Well, they have to say "we're training a music AI" while slipping several million dollars into the pockets of the right people. Rich people don't win legal battles by actually proving what they did isn't illegal, they do it by discreetly paying people to say they did.
Anyone knows if spotify metadata have BPM and keys?
Mashup artist detected
Would love lmao. Just bought a second hand VDJ and I'm starting to experiment with mixxx, and I don't know is the style I like (latincore and adjacents) or if the BPM detected of mixxx isn't that good.
Good on you for starting that up! I wish you much success in your mixing and/or producing journey!
Both. Per the SQL schema printed in the article, table track_audio_features has both fields tempo and key along with many other technicals. Worth checking out, it's near the bottom of the page.
Yes, and it hasn’t been easy to dig up until recently. There were a few ways to search the “hidden” metadata fields that Spotify uses internally. But it definitely hasn’t been easy or straightforward.
Those hidden fields are how Spotify recommends similar artists. You have a few bands on repeat with specific instruments, chord progressions, and singer vocal range? Gee, maybe you’ll enjoy other bands that are similar to that…
Does anyone see the torrent links?
It says,
The data will be released in different stages on our Torrents page:
[X] Metadata (Dec 2025)
[ ] Music files (releasing in order of popularity)
[ ] Additional file metadata (torrent paths and checksums)
[ ] Album art
[ ] .zstdpatch files (to reconstruct original files before we added embedded metadata)
Yeah, I saw that and assumed they'd be torrents of the metadata.
I didn't find it in the blog post but it's listed in the website
https://annas-archive.org/torrents/spotify
Are these the actual music files you can use to play as well?
Would be amazing if it was. I would love to just have Spotify's music on my nas
If your nas has 300tb spare, you could.
How much could it cost $10,000
A RAID6 of 24 * 20TB drives could contain that with both parity and hotswap, with room to spare. Let's say $400 per refurb drive, $2500 rackmount SAS enclosure, $2000 SAS RAID card, $14,100 total. Assuming you already have the server and power and SAS cables.
You could budget this way down. I run 10+2 12TB with Unraid. No reason for a raid card if it's for archive and personal use.
Oh totally, could do SATA instead of SAS too. I used to build out servers and render farms for motion graphics studios that needed the ability for multiple people to be doing high-bandwidth operations on the same network drive, and the above was just kind of the default offering.
100% this. People who store easily replaceable media on RAID are just throwing away money (unless you have a need for faster read/write). If it's your family photos, copy of your in progress thesis, or other irreplaceable piece of info/content go for it.

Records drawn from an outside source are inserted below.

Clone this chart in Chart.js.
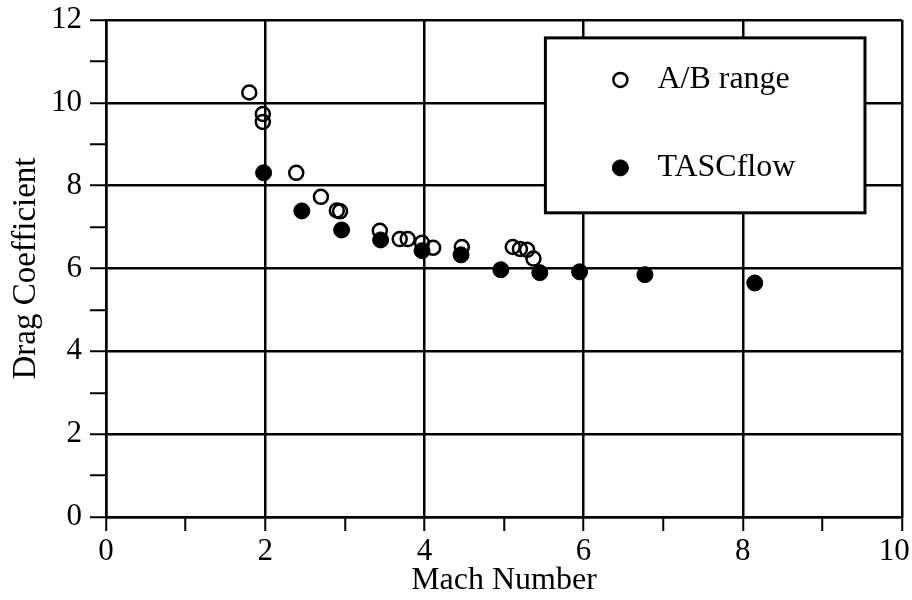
<!DOCTYPE html>
<html>
<head>
<meta charset="utf-8">
<script src="https://cdn.jsdelivr.net/npm/chart.js@4"></script>
<style>
  html, body { margin: 0; padding: 0; background: #fff; }
  #wrap { width: 912px; height: 600px; }
</style>
</head>
<body>
<div id="wrap"><canvas id="myChart" width="912" height="600"></canvas></div>
<script>
// Data
const abMach = [1.80, 1.97, 1.97, 2.39, 2.70, 2.90, 2.94, 3.44, 3.69, 3.79, 3.97, 4.11, 4.47, 5.11, 5.20, 5.29, 5.37];
const abDrag = [10.25, 9.73, 9.54, 8.31, 7.73, 7.40, 7.38, 6.91, 6.71, 6.71, 6.62, 6.50, 6.52, 6.52, 6.47, 6.45, 6.24];

const tascMach = [1.98, 2.46, 2.96, 3.45, 3.97, 4.46, 4.96, 5.45, 5.95, 6.77, 8.15];
const tascDrag = [8.31, 7.39, 6.93, 6.69, 6.43, 6.33, 5.97, 5.90, 5.92, 5.85, 5.65];

const xTicks = [0, 2, 4, 6, 8, 10];
const yTicks = [0, 2, 4, 6, 8, 10, 12];

const serif = "'Liberation Serif', 'DejaVu Serif', serif";

// Build point lists for the scatter chart
const toPoints = (xs, ys) => xs.map((x, i) => ({ x: x, y: ys[i] }));

// White page background
const whiteBg = {
  id: 'whiteBg',
  beforeDraw(chart) {
    const c = chart.ctx;
    c.save();
    c.fillStyle = '#fff';
    c.fillRect(0, 0, chart.width, chart.height);
    c.restore();
  }
};

// Boxed legend sitting inside the plot area, like the original figure
const boxLegend = {
  id: 'boxLegend',
  afterDatasetsDraw(chart) {
    const c = chart.ctx;
    const a = chart.chartArea;
    const w = a.right - a.left, h = a.bottom - a.top;
    const x0 = a.left + 0.552 * w, x1 = a.left + 0.9535 * w;
    const y0 = a.top + 0.036 * h, y1 = a.top + 0.388 * h;
    c.save();
    c.fillStyle = '#fff';
    c.fillRect(x0, y0, x1 - x0, y1 - y0);
    c.strokeStyle = '#000';
    c.lineWidth = 3;
    c.strokeRect(x0, y0, x1 - x0, y1 - y0);
    const sets = chart.data.datasets;
    const rows = [y0 + 0.24 * (y1 - y0), y0 + 0.743 * (y1 - y0)];
    sets.forEach((ds, i) => {
      const cy = rows[i];
      const cx = x0 + 75;
      c.beginPath();
      c.arc(cx, cy, ds.pointRadius, 0, Math.PI * 2);
      c.fillStyle = ds.backgroundColor;
      c.fill();
      c.lineWidth = ds.borderWidth;
      c.strokeStyle = ds.borderColor;
      c.stroke();
      c.fillStyle = '#000';
      c.font = '32px ' + serif;
      c.textBaseline = 'middle';
      c.textAlign = 'left';
      c.fillText(ds.label, cx + 37, cy);
    });
    c.restore();
  }
};

// Black grid at even values, minor ticks only at odd values
const gridColor = ctx => (ctx.tick && ctx.tick.value % 2 === 0) ? '#000' : 'rgba(0,0,0,0)';

const myChart = document.getElementById('myChart');

let scatterChart = new Chart(myChart, {
  type: 'scatter',
  data: {
    datasets: [
      {
        label: 'A/B range',
        data: toPoints(abMach, abDrag),
        pointRadius: 7,
        pointHoverRadius: 7,
        pointBorderWidth: 2.5,
        borderWidth: 2.5,
        backgroundColor: 'rgba(0,0,0,0)',
        borderColor: '#000',
        order: 1
      },
      {
        label: 'TASCflow',
        data: toPoints(tascMach, tascDrag),
        pointRadius: 8,
        pointHoverRadius: 8,
        pointBorderWidth: 1,
        borderWidth: 1,
        backgroundColor: '#000',
        borderColor: '#000',
        order: 0
      }
    ]
  },
  options: {
    responsive: false,
    animation: false,
    events: [],
    layout: { padding: { top: 20, right: 10, left: 0, bottom: 0 } },
    plugins: {
      legend: { display: false },
      tooltip: { enabled: false }
    },
    scales: {
      x: {
        type: 'linear',
        min: 0,
        max: 10,
        afterFit: s => { s.height = 83; s.paddingRight = 0; s.paddingLeft = 0; },
        grid: { color: gridColor, tickColor: '#000', lineWidth: 2.5, tickWidth: 2, tickLength: 14 },
        border: { color: '#000', width: 2.5 },
        ticks: {
          stepSize: 1,
          autoSkip: false,
          maxRotation: 0,
          color: '#000',
          padding: 2,
          font: { family: serif, size: 31 },
          // last label sits a little left of its tick in the original, keep it inside the page
          callback: v => xTicks.includes(v) ? (v === 10 ? '10\u2002' : String(v)) : ''
        },
        title: {
          display: true,
          text: 'Mach Number',
          color: '#000',
          padding: { top: 0, bottom: 0 },
          font: { family: serif, size: 32 }
        }
      },
      y: {
        type: 'linear',
        min: 0,
        max: 12,
        afterFit: s => { s.width = 106; s.paddingTop = 0; s.paddingBottom = 0; },
        grid: { color: gridColor, tickColor: '#000', lineWidth: 2.5, tickWidth: 2, tickLength: 16 },
        border: { color: '#000', width: 2.5 },
        ticks: {
          stepSize: 1,
          autoSkip: false,
          color: '#000',
          padding: 8,
          font: { family: serif, size: 31 },
          callback: v => yTicks.includes(v) ? String(v) : ''
        },
        title: {
          display: true,
          text: 'Drag Coefficient',
          color: '#000',
          padding: { top: 7, bottom: 0 },
          font: { family: serif, size: 33 }
        }
      }
    }
  },
  plugins: [whiteBg, boxLegend]
});
</script>
</body>
</html>
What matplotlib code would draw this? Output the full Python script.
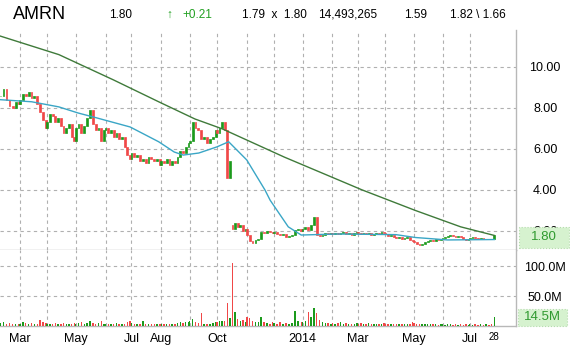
import numpy as np
import pandas as pd
import matplotlib
matplotlib.use('Agg')
import matplotlib.pyplot as plt
from matplotlib.patches import Rectangle

plt.rcParams['font.family'] = ['Liberation Sans', 'DejaVu Sans']

# closes, about one value per two trading days
close_2013_02 = [8.6, 8.9, 8.4, 8.1, 8.0, 8.3, 8.2]
close_2013_03 = [8.4, 8.7, 8.6, 8.8, 8.5, 8.6, 8.2, 7.8, 7.4, 7.0]
close_2013_04 = [7.3, 7.7, 7.6, 7.3, 7.5, 7.1, 6.8, 7.0, 7.2, 6.6, 6.4]
close_2013_05 = [7.0, 7.2, 6.8, 7.1, 7.5, 7.9, 7.2, 6.9, 7.0, 6.4, 6.9]
close_2013_06 = [7.0, 6.8, 6.9, 6.6, 6.8, 6.5, 6.6, 6.1, 5.7, 5.5]
close_2013_07 = [5.8, 5.6, 5.7, 5.4, 5.5, 5.3, 5.6, 5.5, 5.4, 5.5, 5.2]
close_2013_08 = [5.4, 5.3, 5.5, 5.2, 5.4, 5.3, 5.6, 5.9, 5.8, 6.1, 6.3]
close_2013_09 = [6.4, 7.3, 7.0, 6.9, 6.5, 6.6, 6.3, 6.5, 6.6, 6.9]
close_2013_10 = [6.8, 7.0, 7.3, 6.9, 4.6, 5.4, 2.1, 2.4, 2.2, 2.3, 2.0, 2.1]
close_2013_11 = [1.8, 1.5, 1.4, 1.55, 1.6, 1.95, 1.9, 2.0, 1.95, 1.9]
close_2013_12 = [1.95, 1.85, 1.8, 1.85, 1.7, 1.75, 1.8, 2.05, 2.1, 2.0]
close_2014_01 = [2.1, 2.2, 2.05, 2.3, 2.7, 1.8, 1.75, 1.8, 1.9, 1.85, 1.9]
close_2014_02 = [1.85, 1.9, 1.85, 1.9, 1.95, 1.85, 1.9, 1.8, 1.9, 1.95]
close_2014_03 = [1.9, 1.85, 1.9, 1.85, 1.9, 1.8, 1.85, 1.9, 1.85, 1.95, 1.9]
close_2014_04 = [1.85, 1.75, 1.8, 1.7, 1.65, 1.7, 1.6, 1.65, 1.7, 1.55, 1.5]
close_2014_05 = [1.45, 1.35, 1.3, 1.35, 1.45, 1.5, 1.55, 1.5, 1.6, 1.55, 1.6]
close_2014_06 = [1.65, 1.7, 1.75, 1.8, 1.75, 1.7, 1.75, 1.7, 1.6, 1.55, 1.6]
close_2014_07 = [1.65, 1.7, 1.65, 1.6, 1.65, 1.6, 1.62, 1.6, 1.59, 1.80]

# volume in millions, same sampling
vol_2013_02 = [5, 7, 4, 5, 4, 3, 4]
vol_2013_03 = [4, 6, 5, 4, 5, 3, 4, 10, 6, 5]
vol_2013_04 = [4, 3, 4, 5, 3, 4, 5, 4, 3, 4, 5]
vol_2013_05 = [4, 5, 6, 4, 5, 8, 5, 4, 5, 9, 4]
vol_2013_06 = [4, 3, 4, 3, 5, 4, 3, 4, 6, 8]
vol_2013_07 = [5, 4, 3, 4, 9, 4, 3, 4, 3, 4, 3]
vol_2013_08 = [4, 3, 4, 3, 4, 3, 5, 6, 5, 6, 7]
vol_2013_09 = [8, 12, 6, 5, 21, 4, 3, 4, 5, 6]
vol_2013_10 = [6, 8, 9, 8, 38, 13, 105, 24, 12, 8, 10, 7]
vol_2013_11 = [15, 14, 8, 6, 7, 15, 6, 5, 4, 6]
vol_2013_12 = [5, 4, 6, 4, 5, 4, 5, 25, 8, 6]
vol_2014_01 = [6, 8, 24, 15, 30, 21, 10, 6, 5, 5, 4]
vol_2014_02 = [5, 4, 5, 6, 4, 5, 4, 3, 4, 5]
vol_2014_03 = [4, 5, 3, 4, 5, 4, 3, 4, 3, 4, 5]
vol_2014_04 = [3, 4, 3, 4, 3, 3, 4, 3, 3, 4, 6]
vol_2014_05 = [5, 4, 3, 4, 3, 3, 4, 3, 3, 2, 3]
vol_2014_06 = [3, 2, 3, 3, 2, 3, 2, 3, 2, 3, 2]
vol_2014_07 = [3, 2, 3, 2, 3, 2, 3, 2, 3, 14.5]

month_keys = ['2013-02', '2013-03', '2013-04', '2013-05', '2013-06', '2013-07',
              '2013-08', '2013-09', '2013-10', '2013-11', '2013-12', '2014-01',
              '2014-02', '2014-03', '2014-04', '2014-05', '2014-06', '2014-07']
month_closes = [close_2013_02, close_2013_03, close_2013_04, close_2013_05,
                close_2013_06, close_2013_07, close_2013_08, close_2013_09,
                close_2013_10, close_2013_11, close_2013_12, close_2014_01,
                close_2014_02, close_2014_03, close_2014_04, close_2014_05,
                close_2014_06, close_2014_07]
month_vols = [vol_2013_02, vol_2013_03, vol_2013_04, vol_2013_05, vol_2013_06,
              vol_2013_07, vol_2013_08, vol_2013_09, vol_2013_10, vol_2013_11,
              vol_2013_12, vol_2014_01, vol_2014_02, vol_2014_03, vol_2014_04,
              vol_2014_05, vol_2014_06, vol_2014_07]

# opens that gapped away from the previous close
gap_opens = {('2013-10', 6): 2.3}

# moving averages (50 day blue, 200 day green)
ma50_dates = ['2013-02-08', '2013-03-14', '2013-04-12', '2013-05-03', '2013-05-24',
              '2013-06-28', '2013-07-30', '2013-08-15', '2013-08-26', '2013-09-11',
              '2013-10-01', '2013-10-14', '2013-11-01', '2013-11-21', '2013-11-27',
              '2013-12-17', '2013-12-31', '2014-02-06', '2014-04-11', '2014-05-02',
              '2014-06-06', '2014-07-28']
ma50_vals = [8.4, 8.3, 8.05, 7.75, 7.5, 7.07, 6.35, 5.85, 5.7, 5.8,
             6.1, 6.35, 5.46, 4.0, 3.5, 2.2, 1.8, 1.85, 1.82, 1.68,
             1.56, 1.58]
ma200_dates = ['2013-02-08', '2013-04-12', '2013-06-11', '2013-07-30', '2013-09-06',
               '2013-10-07', '2013-12-12', '2014-03-06', '2014-05-02', '2014-06-20',
               '2014-07-28']
ma200_vals = [11.5, 10.6, 9.37, 8.3, 7.46, 6.98, 5.6, 4.0, 3.0, 2.2, 1.78]

tick_months = ['2013-03', '2013-05', '2013-07', '2013-08', '2013-10', '2014-01',
               '2014-03', '2014-05', '2014-07']
tick_names = ['Mar', 'May', 'Jul', 'Aug', 'Oct', '2014', 'Mar', 'May', 'Jul']

days = pd.bdate_range('2013-02-08', '2014-07-28')
day_month = days.strftime('%Y-%m')

xs, opens, closes, vols = [], [], [], []
prev = None
for key, cl, vo in zip(month_keys, month_closes, month_vols):
    idx = np.nonzero(day_month == key)[0]
    pos = np.linspace(idx[0], idx[-1], len(cl))
    for k in range(len(cl)):
        o = prev if prev is not None else cl[k]
        if (key, k) in gap_opens:
            o = gap_opens[(key, k)]
        xs.append(pos[k])
        opens.append(o)
        closes.append(cl[k])
        vols.append(vo[k])
        prev = cl[k]
xs = np.array(xs)
opens = np.array(opens)
closes = np.array(closes)
vols = np.array(vols)

up = closes >= opens
red = '#f04848'
green = '#1c9a1c'
cols = np.where(up, green, red)

W, H = 570, 351
fig = plt.figure(figsize=(W / 100, H / 100), dpi=100)
ax = fig.add_axes([0, (H - 250) / H, 516 / W, 220 / H])
axv = fig.add_axes([0, (H - 326) / H, 516 / W, 76 / H])

grid_kw = dict(color='#b0b0b0', lw=0.8, ls=(0, (3, 3)), zorder=0)
month_starts = [np.nonzero(day_month == m)[0][0] for m in month_keys[1:]]
for a in (ax, axv):
    for ms in month_starts:
        a.axvline(ms, **grid_kw)
    a.set_xlim(-0.4, 397.7)
    for s in ('left', 'top'):
        a.spines[s].set_visible(False)
    for s in ('right', 'bottom'):
        a.spines[s].set_color('#b8b8b8')
        a.spines[s].set_linewidth(1)

for p in [2, 4, 6, 8, 10]:
    ax.axhline(p, **grid_kw)
for v in [50, 100]:
    axv.axhline(v, **grid_kw)

# candles
ax.bar(xs, closes - opens, bottom=opens, width=1.4, color=cols,
       edgecolor=cols, linewidth=0.5, zorder=3)

ma50_x = days.searchsorted(pd.to_datetime(ma50_dates))
ma200_x = days.searchsorted(pd.to_datetime(ma200_dates))
ax.plot(ma50_x, ma50_vals, color='#3aa6c6', lw=1.0, zorder=4)
ax.plot(ma200_x, ma200_vals, color='#3f7a3a', lw=1.0, zorder=4)

ax.set_ylim(1.07, 11.8)
ax.set_yticks([2, 4, 6, 8, 10])
ax.set_yticklabels(['2.00', '4.00', '6.00', '8.00', '10.00'])
ax.set_xticks([])

axv.bar(xs, vols, width=1.1, color=cols, zorder=3)
axv.set_ylim(0, 126.7)
axv.set_yticks([50, 100])
axv.set_yticklabels(['50.0M', '100.0M'])

for a in (ax, axv):
    a.tick_params(axis='y', left=False, labelleft=False, right=True,
                  labelright=True, length=0, pad=21, labelsize=9)
    for t in a.get_yticklabels():
        t.set_ha('center')

tick_x = [np.nonzero(day_month == m)[0][0] for m in tick_months] + [len(days) - 1]
axv.set_xticks(tick_x)
axv.set_xticklabels(tick_names + ['28'])
axv.tick_params(axis='x', length=0, pad=5, labelsize=9)
axv.get_xticklabels()[-1].set_fontsize(7)
axv.get_xticklabels()[-1].set_y(0.01)


def fx(px):
    return px / W


def fy(py):
    return 1 - py / H


# last value boxes
for (x0, y0, x1, y1, label) in [(519, 227, 569, 248, '1.80'),
                                 (518, 309, 567, 326, '14.5M')]:
    fig.patches.append(Rectangle((fx(x0), fy(y1)), fx(x1) - fx(x0), fy(y0) - fy(y1),
                                 transform=fig.transFigure, facecolor='#d6f2cf',
                                 edgecolor='#b4dcac', lw=0.8, ls=':', zorder=5))
    fig.text(fx((x0 + x1) / 2), fy((y0 + y1) / 2), label, color='#2f9a2f',
             fontsize=9.5, ha='center', va='center', zorder=6)

# quote header
fig.text(fx(13), fy(14.5), 'AMRN', fontsize=13, va='center')
hdr = [(109, '1.80', 'black'), (166, '\u2191', '#22a022'), (182, '+0.21', '#22a022'),
       (242, '1.79  x  1.80', 'black'), (318, '14,493,265', 'black'),
       (404, '1.59', 'black'), (450, '1.82 \\ 1.66', 'black')]
for px, txt, c in hdr:
    fig.text(fx(px), fy(14.5), txt, fontsize=8.5, color=c, va='center')

fig.savefig('out.png', dpi=100)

I have like 40tb Unraid NAS and I get asked pretty much every time I talk to someone about it how I do backups. Easy, I backup my *arr stack databases and in case of a failure I restore them and let it pull down everything over time. Which I have done in the past when I wanted to upgrade quality, easier for me to scrub it all and start over than make upgrade profiles and such.
Or that's what I would have done, now I mostly use DebridService du jour and Stremio :-)
Considering the Price per TB is 10-11 US dollars, it's gonna cost $3500 max
10US dollar per TB?? 🤣🤣 More like 30/35€ per TB for a good graded HDD!
Let's not talk about SSDs or nvme which are more in the 120€/TB.
I always hear people say that storage comes cheap nowaday... I'm still looking for that cheap HDD on amazon... It has been 10 years 🤣🤣
$10/TB is a bit low, but not far off. Serverpartdeals has refurbed enterprise/NAS drives at about $15/TB right now, and thats with the AI pressure driving up prices. I recall seeing 18TB drives around $12/TB a few months back.
The above is well loved vendor in the IT space. Much better place to buy from than Amazon, as they actually guarantee their inventory is legitimate.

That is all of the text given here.